* START *

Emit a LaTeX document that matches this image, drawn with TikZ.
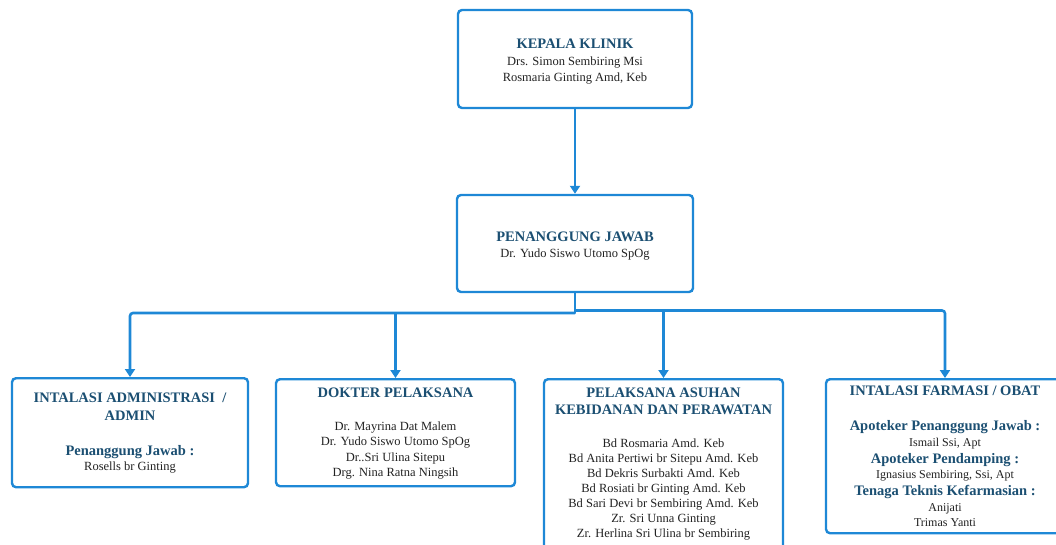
\documentclass[tikz,border=0pt]{standalone}
\usepackage{fontspec}
\setmainfont{Liberation Serif}
\usetikzlibrary{arrows.meta}

\definecolor{lineblue}{RGB}{30,136,214}
\definecolor{headblue}{RGB}{27,79,114}
\definecolor{bodytext}{RGB}{34,34,34}

\newcommand\hd[1]{{\fontsize{14.5}{17.5}\selectfont\bfseries\color{headblue}#1}}

\tikzset{
  orgbox/.style={draw=lineblue, line width=2.4pt, rounded corners=4pt, fill=white,
    inner sep=0pt},
  boxtext/.style={align=center, inner sep=0pt, text=bodytext,
    font=\fontsize{12.5}{15.2}\selectfont},
  link/.style={draw=lineblue, line width=2.6pt, rounded corners=3pt},
  arr/.style={link, -{Triangle[width=10pt,length=8pt]}},
}

\begin{document}
\begin{tikzpicture}[x=1pt, y=-1pt]
\useasboundingbox (0,0) rectangle (1056,545);
\clip (0,0) rectangle (1056,545);

% top level boxes
\node[orgbox, minimum width=234pt, minimum height=98pt] (kepala) at (575,59) {};
\node[orgbox, minimum width=236pt, minimum height=97pt] (pj) at (575,243.5) {};

\node[boxtext, anchor=north] (kepalatext) at (575,38.7)
  {\hd{KEPALA KLINIK}\\[2.2pt]Drs. Simon Sembiring Msi\\Rosmaria Ginting Amd, Keb};

\node[boxtext, anchor=north] (pjtext) at (575,231.4)
  {\hd{PENANGGUNG JAWAB}\\[0.8pt]Dr. Yudo Siswo Utomo SpOg};

% unit boxes
\node[orgbox, minimum width=236pt, minimum height=109pt, anchor=north] (admin) at (130,377) {};
\node[orgbox, minimum width=239pt, minimum height=107pt, anchor=north] (dokter) at (395.5,378) {};
\node[orgbox, minimum width=239pt, minimum height=190pt, anchor=north] (bidan) at (663.5,378) {};
\node[orgbox, minimum width=238pt, minimum height=154pt, anchor=north] (farmasi) at (945,378) {};

\node[boxtext, anchor=north] (admintext) at (130,392.5)
  {\hd{INTALASI ADMINISTRASI\ \ /}\\[2.5pt]\hd{ADMIN}\\[20.5pt]
   \hd{Penanggung Jawab :}\\Rosells br Ginting};

\node[boxtext, anchor=north] (doktertext) at (395.5,387.8)
  {\hd{DOKTER PELAKSANA}\\[17.8pt]
   Dr. Mayrina Dat Malem\\Dr. Yudo Siswo Utomo SpOg\\Dr..Sri Ulina Sitepu\\Drg. Nina Ratna Ningsih};

\node[boxtext, anchor=north, font=\fontsize{12.5}{15}\selectfont] (bidantext) at (663.5,387.8)
  {\hd{PELAKSANA ASUHAN}\\[2pt]\hd{KEBIDANAN DAN PERAWATAN}\\[18pt]
   Bd Rosmaria Amd. Keb\\Bd Anita Pertiwi br Sitepu Amd. Keb\\Bd Dekris Surbakti Amd. Keb\\
   Bd Rosiati br Ginting Amd. Keb\\Bd Sari Devi br Sembiring Amd. Keb\\
   Zr. Sri Unna Ginting\\Zr. Herlina Sri Ulina br Sembiring};

\node[boxtext, anchor=north, font=\fontsize{12}{15.2}\selectfont] (farmasitext) at (945,385.4)
  {\hd{INTALASI FARMASI / OBAT}\\[20.5pt]
   \hd{Apoteker Penanggung Jawab :}\\
   Ismail Ssi, Apt\\[1.8pt]
   \hd{Apoteker Pendamping :}\\[0.4pt]
   Ignasius Sembiring, Ssi, Apt\\[1.5pt]
   \hd{Tenaga Teknis Kefarmasian :}\\[0.5pt]
   Anijati\\
   Trimas Yanti};

% connectors
\draw[arr] (kepala.south) -- (pj.north);
\coordinate (jl) at (575,313);
\coordinate (jr) at (575,310.5);
\draw[link] (pj.south) -- (jr) -- (jl);
\draw[arr] (jl) -| (admin.north);
\draw[arr] (jl -| dokter.north) -- (dokter.north);
\draw[arr] (jr) -| (farmasi.north);
\draw[arr] (jr -| bidan.north) -- (bidan.north);
\end{tikzpicture}
\end{document}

* END *

_Direction_: Go through the listing above and quote it exactly, apart from its images.

_Exercise response_:
Emit a LaTeX document that matches this image, drawn with TikZ.
\documentclass[tikz,border=0pt]{standalone}
\usepackage{fontspec}
\setmainfont{Liberation Serif}
\usetikzlibrary{arrows.meta}

\definecolor{lineblue}{RGB}{30,136,214}
\definecolor{headblue}{RGB}{27,79,114}
\definecolor{bodytext}{RGB}{34,34,34}

\newcommand\hd[1]{{\fontsize{14.5}{17.5}\selectfont\bfseries\color{headblue}#1}}

\tikzset{
  orgbox/.style={draw=lineblue, line width=2.4pt, rounded corners=4pt, fill=white,
    inner sep=0pt},
  boxtext/.style={align=center, inner sep=0pt, text=bodytext,
    font=\fontsize{12.5}{15.2}\selectfont},
  link/.style={draw=lineblue, line width=2.6pt, rounded corners=3pt},
  arr/.style={link, -{Triangle[width=10pt,length=8pt]}},
}

\begin{document}
\begin{tikzpicture}[x=1pt, y=-1pt]
\useasboundingbox (0,0) rectangle (1056,545);
\clip (0,0) rectangle (1056,545);

% top level boxes
\node[orgbox, minimum width=234pt, minimum height=98pt] (kepala) at (575,59) {};
\node[orgbox, minimum width=236pt, minimum height=97pt] (pj) at (575,243.5) {};

\node[boxtext, anchor=north] (kepalatext) at (575,38.7)
  {\hd{KEPALA KLINIK}\\[2.2pt]Drs. Simon Sembiring Msi\\Rosmaria Ginting Amd, Keb};

\node[boxtext, anchor=north] (pjtext) at (575,231.4)
  {\hd{PENANGGUNG JAWAB}\\[0.8pt]Dr. Yudo Siswo Utomo SpOg};

% unit boxes
\node[orgbox, minimum width=236pt, minimum height=109pt, anchor=north] (admin) at (130,377) {};
\node[orgbox, minimum width=239pt, minimum height=107pt, anchor=north] (dokter) at (395.5,378) {};
\node[orgbox, minimum width=239pt, minimum height=190pt, anchor=north] (bidan) at (663.5,378) {};
\node[orgbox, minimum width=238pt, minimum height=154pt, anchor=north] (farmasi) at (945,378) {};

\node[boxtext, anchor=north] (admintext) at (130,392.5)
  {\hd{INTALASI ADMINISTRASI\ \ /}\\[2.5pt]\hd{ADMIN}\\[20.5pt]
   \hd{Penanggung Jawab :}\\Rosells br Ginting};

\node[boxtext, anchor=north] (doktertext) at (395.5,387.8)
  {\hd{DOKTER PELAKSANA}\\[17.8pt]
   Dr. Mayrina Dat Malem\\Dr. Yudo Siswo Utomo SpOg\\Dr..Sri Ulina Sitepu\\Drg. Nina Ratna Ningsih};

\node[boxtext, anchor=north, font=\fontsize{12.5}{15}\selectfont] (bidantext) at (663.5,387.8)
  {\hd{PELAKSANA ASUHAN}\\[2pt]\hd{KEBIDANAN DAN PERAWATAN}\\[18pt]
   Bd Rosmaria Amd. Keb\\Bd Anita Pertiwi br Sitepu Amd. Keb\\Bd Dekris Surbakti Amd. Keb\\
   Bd Rosiati br Ginting Amd. Keb\\Bd Sari Devi br Sembiring Amd. Keb\\
   Zr. Sri Unna Ginting\\Zr. Herlina Sri Ulina br Sembiring};

\node[boxtext, anchor=north, font=\fontsize{12}{15.2}\selectfont] (farmasitext) at (945,385.4)
  {\hd{INTALASI FARMASI / OBAT}\\[20.5pt]
   \hd{Apoteker Penanggung Jawab :}\\
   Ismail Ssi, Apt\\[1.8pt]
   \hd{Apoteker Pendamping :}\\[0.4pt]
   Ignasius Sembiring, Ssi, Apt\\[1.5pt]
   \hd{Tenaga Teknis Kefarmasian :}\\[0.5pt]
   Anijati\\
   Trimas Yanti};

% connectors
\draw[arr] (kepala.south) -- (pj.north);
\coordinate (jl) at (575,313);
\coordinate (jr) at (575,310.5);
\draw[link] (pj.south) -- (jr) -- (jl);
\draw[arr] (jl) -| (admin.north);
\draw[arr] (jl -| dokter.north) -- (dokter.north);
\draw[arr] (jr) -| (farmasi.north);
\draw[arr] (jr -| bidan.north) -- (bidan.north);
\end{tikzpicture}
\end{document}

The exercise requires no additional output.